While every herding dog will happily chase a frisbee all day long, we need to show them that there are other fun ways of engaging with us as well.

If you leave your herding dog alone during the day, make sure that he does not have unlimited opportunity to obsess about motion. Some dogs start to chase shadows, clouds or even dust particles. This is not a healthy behavior and will keep your dog in an eternal state of being “hyped up”.

black and brown Border Collie herding sheep

A Border Collie in his element

The motion sensitivity can also come into play when you want to train your herding dog around smaller animals. Many dogs are never able to be left unsupervised with smaller dogs or cats. Their instincts to control motion are strong – if you have any doubt about whether you can leave your herding dog alone with smaller animals, don’t do it!

Spacial Sensitivity

This is another quirky herding dog characteristic. They are often keenly aware of the space around them and do not want to get to close to anything – this could be other dogs, objects such as furniture or walls or people.

If you ever tried to reach for your dog’s collar and he backed off – that is spacial sensitivity. In some herding dogs it can be so pronounced that they try to keep a few feet distance from their owner, which of course makes getting a hold of them to e.g. attach a leash very tricky.

border collie getting petted

Your herding dog should be trained to accept you reaching for him and “getting into his bubble”.

It is absolutely crucial that you get your dog used to getting reached for, having his collar grabbed and accepting you in “his bubble”. The best way to do so is through many treats and repetitions.

Follow these steps:

  1. Sit or kneel on the ground in front of your dog. Dogs are much more likely to shy away if we are bending over them.
  2. Take treats in one hand. The other hand is going to be the one reaching for the collar. Hide both hands behind your back.
  3. Bring out your empty hand and gently extend it to your dog’s collar. Once you touch it, bring out the other hand with the treats and let your dog eat them while still touching the collar.
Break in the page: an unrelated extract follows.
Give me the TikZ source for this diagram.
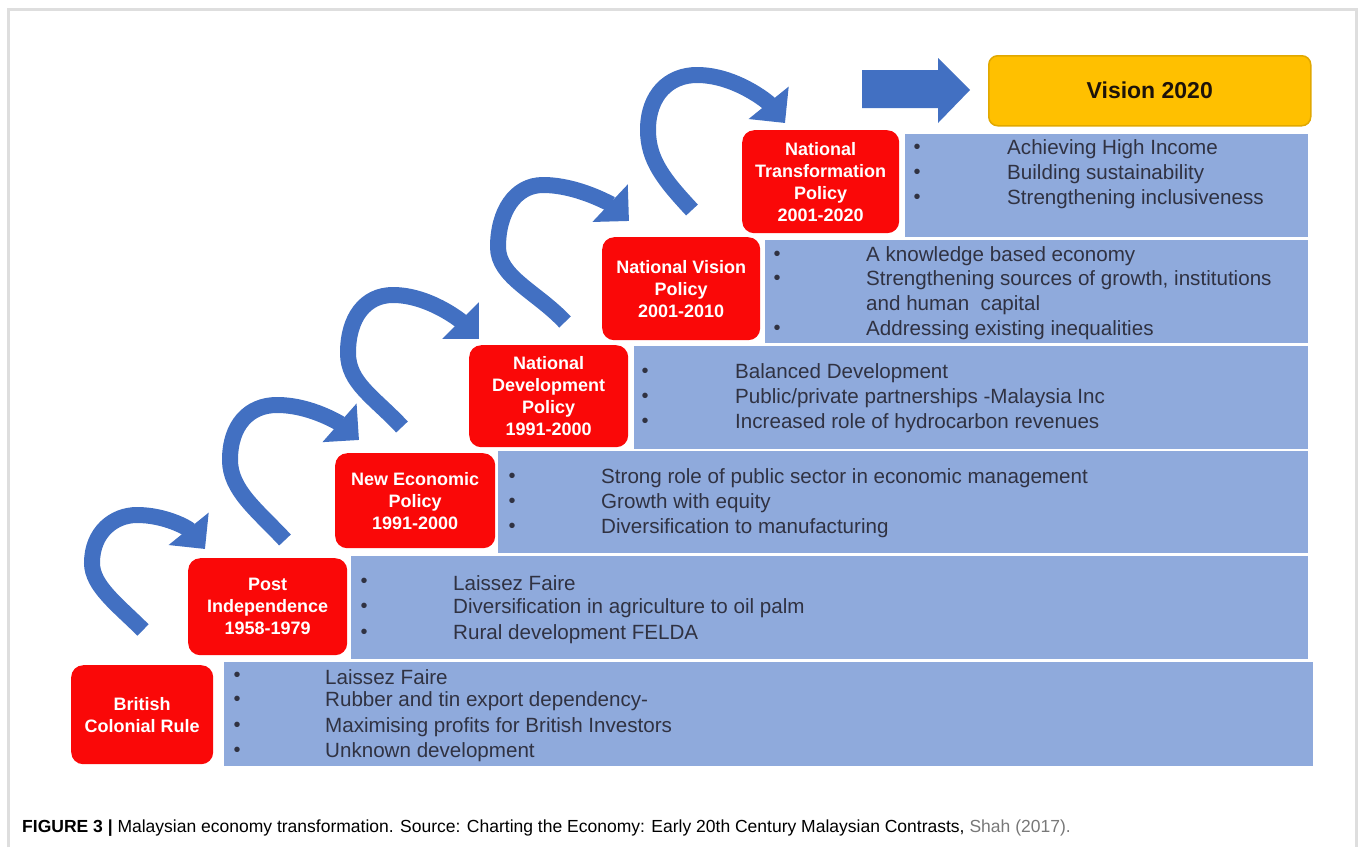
\documentclass[tikz,border=0pt]{standalone}
\usepackage{fontspec}
\setmainfont{Liberation Sans}
\usetikzlibrary{arrows.meta}
\definecolor{bluefill}{RGB}{143,170,220}
\definecolor{redfill}{RGB}{250,8,8}
\definecolor{arcblue}{RGB}{66,112,194}
\definecolor{visfill}{RGB}{255,192,0}
\definecolor{visdraw}{RGB}{225,168,0}
\definecolor{bltext}{RGB}{48,50,66}
\definecolor{framegray}{RGB}{222,222,222}
\definecolor{capgray}{RGB}{120,120,120}
\begin{document}
\begin{tikzpicture}[x=1pt,y=-1pt,
  bluebox/.style={fill=bluefill, draw=none, inner sep=0, anchor=north west},
  redbox/.style={fill=redfill, draw=none, rounded corners=12pt, inner sep=0, anchor=north west,
     text=white, align=center, font=\bfseries\fontsize{18}{22}\selectfont},
  bul/.style={anchor=center, inner sep=0, text=bltext, font=\fontsize{20}{20}\selectfont},
  itm/.style={anchor=west, inner sep=0, text=bltext, font=\fontsize{20.6}{20.6}\selectfont},
  arc/.style={draw=arcblue, line width=16pt, -{Triangle[width=50pt,length=26pt]}}
]
\useasboundingbox (0,0) rectangle (1362,847);
\draw[framegray, line width=3pt] (8,847) -- (8,9) -- (1356,9) -- (1356,847);

% blue boxes
\node[bluebox, minimum width=1089pt, minimum height=104pt] (b1) at (224,662) {};
\node[bluebox, minimum width=957pt, minimum height=103pt] (b2) at (351,556) {};
\node[bluebox, minimum width=810pt, minimum height=102pt] (b3) at (498,451) {};
\node[bluebox, minimum width=674pt, minimum height=103pt] (b4) at (634,346) {};
\node[bluebox, minimum width=543pt, minimum height=103pt] (b5) at (765,240) {};
\node[bluebox, minimum width=403pt, minimum height=103pt] (b6) at (905,134) {};

% red boxes
\node[redbox, minimum width=142pt, minimum height=99pt] (r1) at (71,665) {British\\Colonial Rule};
\node[redbox, minimum width=159pt, minimum height=97pt] (r2) at (188,558) {Post\\Independence\\1958-1979};
\node[redbox, minimum width=160pt, minimum height=95pt] (r3) at (335,453) {New Economic\\Policy\\1991-2000};
\node[redbox, minimum width=159pt, minimum height=102pt] (r4) at (469,345) {National\\Development\\Policy\\1991-2000};
\node[redbox, minimum width=158pt, minimum height=103pt] (r5) at (602,237) {National Vision\\Policy\\2001-2010};
\node[redbox, minimum width=157pt, minimum height=103pt] (r6) at (742,130) {National\\Transformation\\Policy\\2001-2020};

% vision box and block arrow
\node[fill=visfill, draw=visdraw, line width=1.5pt, rounded corners=9pt, anchor=north west,
      minimum width=322pt, minimum height=70pt, text=black!85!brown,
      font=\bfseries\fontsize{23}{23}\selectfont] (v) at (988,55) {Vision 2020};
\fill[arcblue] (862,70) -- (938,70) -- (938,58) -- (970,90) -- (938,123) -- (938,108) -- (862,108) -- cycle;

% bullet texts
\foreach \yy/\tt [count=\i] in {677/{Laissez Faire}, 701/{Rubber and tin export dependency-}, 727/{Maximising profits for British Investors}, 752/{Unknown development}}{
  \node[bul] (b1d\i) at (237,\yy) {•};
  \node[itm] (b1t\i) at (325,\yy) {\tt};
}
\foreach \yy/\tt [count=\i] in {583/{Laissez Faire}, 608/{Diversification in agriculture to oil palm}, 634/{Rural development FELDA}}{
  \node[bul] (b2d\i) at (364,\yy) {•};
  \node[itm] (b2t\i) at (453,\yy) {\tt};
}
\foreach \yy/\tt [count=\i] in {478/{Strong role of public sector in economic management}, 503/{Growth with equity}, 528/{Diversification to manufacturing}}{
  \node[bul] (b3d\i) at (512,\yy) {•};
  \node[itm] (b3t\i) at (601,\yy) {\tt};
}
\node[bul] (b4d1) at (645,373) {•};
\node[itm] (b4t1) at (735,373) {Balanced Development};
\node[bul] (b4d2) at (645,398) {•};
\node[itm] (b4t2) at (735,398) {Public/private partnerships -Malaysia Inc};
\node[bul] (b4d3) at (645,423) {•};
\node[itm] (b4t3) at (735,423) {Increased role of hydrocarbon revenues};
\node[bul] (b5d1) at (777,256) {•};
\node[itm] (b5t1) at (866,256) {A knowledge based economy};
\node[bul] (b5d2) at (777,280) {•};
\node[itm] (b5t2) at (866,280) {Strengthening sources of growth, institutions};
\node[itm] (b5t3) at (866,305) {and human\ \ capital};
\node[bul] (b5d4) at (777,330) {•};
\node[itm] (b5t4) at (866,330) {Addressing existing inequalities};
\foreach \yy/\tt [count=\i] in {149/{Achieving High Income}, 174/{Building sustainability}, 199/{Strengthening inclusiveness}}{
  \node[bul] (b6d\i) at (917,\yy) {•};
  \node[itm] (b6t\i) at (1007,\yy) {\tt};
}

% curved arrows
\coordinate (t1) at (143,630); \coordinate (h1) at (205,549);
\coordinate (t2) at (285,540); \coordinate (h2) at (359,440);
\coordinate (t3) at (402,427); \coordinate (h3) at (479,339);
\coordinate (t4) at (565,322); \coordinate (h4) at (629,221);
\coordinate (t5) at (692,210); \coordinate (h5) at (785,123);
\draw[arc] (t1) .. controls (118,605) and (92,586) .. (92,563) .. controls (92,532) and (114,515) .. (137,515) .. controls (165,515) and (188,528) .. (h1);
\draw[arc] (t2) .. controls (257,510) and (230,490) .. (230,460) .. controls (230,425) and (249,405) .. (277,405) .. controls (312,405) and (342,425) .. (h2);
\draw[arc] (t3) .. controls (374,397) and (348,383) .. (348,353) .. controls (348,318) and (365,295) .. (393,295) .. controls (428,295) and (460,320) .. (h3);
\draw[arc] (t4) .. controls (537,292) and (498,277) .. (498,247) .. controls (498,212) and (515,185) .. (543,185) .. controls (578,185) and (612,205) .. (h4);
\draw[arc] (t5) .. controls (664,180) and (648,160) .. (648,130) .. controls (648,95) and (669,75) .. (697,75) .. controls (735,75) and (768,102) .. (h5);

% caption
\node[anchor=west, inner sep=0, font=\fontsize{17.5}{17.5}\selectfont] (cap) at (22,828)
  {\textbf{FIGURE 3 |} Malaysian economy transformation. Source: Charting the Economy: Early 20th Century Malaysian Contrasts, \textcolor{capgray}{Shah (2017).}};
\end{tikzpicture}
\end{document}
Over time, even a spacially very sensitive dog will associate you reaching for his collar with treats that are following and allow you “in his bubble”.

Noise Sensitivity

The last one in our list of sensitivities is noise sensitivity. This again can be traced back to the fact that herding dogs were not originally bred to be especially sound-proof – our herding dogs’ ancestors lived in very quiet, remote areas.

rough collie lying down

Many herding breeds show nervousness around sounds such as traffic or sirens and at times even everyday sounds such as footsteps, doors closing or knocking.

Like with the spacial sensitivity, the best and fastest way to target this is to pair the trigger in a low intensity with food. Sound CDs or simple YouTube videos played at a low volume are great for this. For a dog with high sound sensitivity, you can use a substantial amount of his daily food for this counterconditioning.

The more often you can successfully link the trigger to a delicious treat, the faster your dog will overcome his noise sensitivity.

Questions & Answers

Here are answers to the most common questions I get about herding breeds:

Are they super easy to train because they are so smart?

NO! There is not any dog breed that is “super easy” to train. While fewer repetitions are often needed with herders to teach a specific behavior, this does not mean that they don’t come with their own set of challenges and quirks.
Your Border Collie might understand how to sit and shake after just a session or two, but it might be a while before he can do these behaviors at a busy park that triggers his motion sensitivity.
“Smartness” in the sense of how quickly a dog catches on to a new behavior is only a tiny piece of the puzzle.

Which is the best herding breed to train for beginners?

If you are new to herding breeds, you might want to start with a showline dog. These do not have as intense of a work ethic and motion sensitivity, are less nervy and in general a bit “softer” in their behavior than working-bred dogs.
There are many great reputable breeders of different showline herding breeds, from Border Collies over Australian Shepherds to (if you want a little more challenge) Belgian Malinois.

The Bottom Line

If you are aware of the quirk and idiosyncrasies of herding breeds, training them will be a joy – they catch on quickly and love to work with their owners. Just make sure to watch out for breed-specific tendencies such as suspicion of strangers or low food drive, and pay extra attention in your training process.